EXERCISE TASK: Give all the lines below again, exactly, with no pictures.

DATA:
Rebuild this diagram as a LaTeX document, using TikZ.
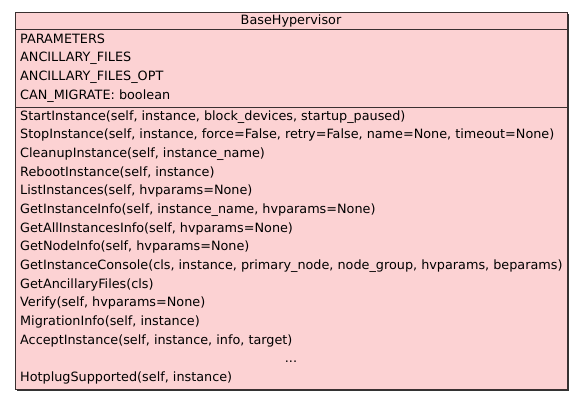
\documentclass[tikz,border=0pt]{standalone}
\usepackage{fontspec}
\setmainfont{DejaVu Sans}
\definecolor{boxfill}{HTML}{FCD2D3}
\definecolor{boxline}{HTML}{3A3030}
\begin{document}
\begin{tikzpicture}[x=1pt,y=-1pt,
  txt/.style={anchor=base west,inner sep=0pt,font=\fontsize{12.8}{15}\selectfont},
  ttl/.style={anchor=base,inner sep=0pt,font=\fontsize{12.8}{15}\selectfont}]
\useasboundingbox (0,0) rectangle (584,400);
\fill[black!80] (16.5,13.5) rectangle (568.5,390.5);
\draw[boxline,fill=boxfill,line width=1pt] (15,12) rectangle (567,389);
\draw[boxline,line width=1pt] (15,29) -- (567,29);
\draw[boxline,line width=1pt] (15,107) -- (567,107);
\node[ttl] (title) at (291,24.3) {BaseHypervisor};
\foreach \t [count=\i] in {PARAMETERS,ANCILLARY\_FILES,ANCILLARY\_FILES\_OPT,CAN\_MIGRATE: boolean}
  \node[txt] (a\i) at (20,{43.2+18.67*(\i-1)}) {\t};
\foreach \t [count=\i] in {
  StartInstance(self{,} instance{,} block\_devices{,} startup\_paused),
  StopInstance(self{,} instance{,} force=False{,} retry=False{,} name=None{,} timeout=None),
  CleanupInstance(self{,} instance\_name),
  RebootInstance(self{,} instance),
  ListInstances(self{,} hvparams=None),
  GetInstanceInfo(self{,} instance\_name{,} hvparams=None),
  GetAllInstancesInfo(self{,} hvparams=None),
  GetNodeInfo(self{,} hvparams=None),
  GetInstanceConsole(cls{,} instance{,} primary\_node{,} node\_group{,} hvparams{,} beparams),
  GetAncillaryFiles(cls),
  Verify(self{,} hvparams=None),
  MigrationInfo(self{,} instance),
  AcceptInstance(self{,} instance{,} info{,} target)}
  \node[txt] (m\i) at (20,{120+18.67*(\i-1)}) {\t};
\node[ttl] (dots) at (291,362.5) {...};
\node[txt] (hp) at (20,381.5) {HotplugSupported(self, instance)};
\end{tikzpicture}
\end{document}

EXERCISE ANSWER:
Rebuild this diagram as a LaTeX document, using TikZ.
\documentclass[tikz,border=0pt]{standalone}
\usepackage{fontspec}
\setmainfont{DejaVu Sans}
\definecolor{boxfill}{HTML}{FCD2D3}
\definecolor{boxline}{HTML}{3A3030}
\begin{document}
\begin{tikzpicture}[x=1pt,y=-1pt,
  txt/.style={anchor=base west,inner sep=0pt,font=\fontsize{12.8}{15}\selectfont},
  ttl/.style={anchor=base,inner sep=0pt,font=\fontsize{12.8}{15}\selectfont}]
\useasboundingbox (0,0) rectangle (584,400);
\fill[black!80] (16.5,13.5) rectangle (568.5,390.5);
\draw[boxline,fill=boxfill,line width=1pt] (15,12) rectangle (567,389);
\draw[boxline,line width=1pt] (15,29) -- (567,29);
\draw[boxline,line width=1pt] (15,107) -- (567,107);
\node[ttl] (title) at (291,24.3) {BaseHypervisor};
\foreach \t [count=\i] in {PARAMETERS,ANCILLARY\_FILES,ANCILLARY\_FILES\_OPT,CAN\_MIGRATE: boolean}
  \node[txt] (a\i) at (20,{43.2+18.67*(\i-1)}) {\t};
\foreach \t [count=\i] in {
  StartInstance(self{,} instance{,} block\_devices{,} startup\_paused),
  StopInstance(self{,} instance{,} force=False{,} retry=False{,} name=None{,} timeout=None),
  CleanupInstance(self{,} instance\_name),
  RebootInstance(self{,} instance),
  ListInstances(self{,} hvparams=None),
  GetInstanceInfo(self{,} instance\_name{,} hvparams=None),
  GetAllInstancesInfo(self{,} hvparams=None),
  GetNodeInfo(self{,} hvparams=None),
  GetInstanceConsole(cls{,} instance{,} primary\_node{,} node\_group{,} hvparams{,} beparams),
  GetAncillaryFiles(cls),
  Verify(self{,} hvparams=None),
  MigrationInfo(self{,} instance),
  AcceptInstance(self{,} instance{,} info{,} target)}
  \node[txt] (m\i) at (20,{120+18.67*(\i-1)}) {\t};
\node[ttl] (dots) at (291,362.5) {...};
\node[txt] (hp) at (20,381.5) {HotplugSupported(self, instance)};
\end{tikzpicture}
\end{document}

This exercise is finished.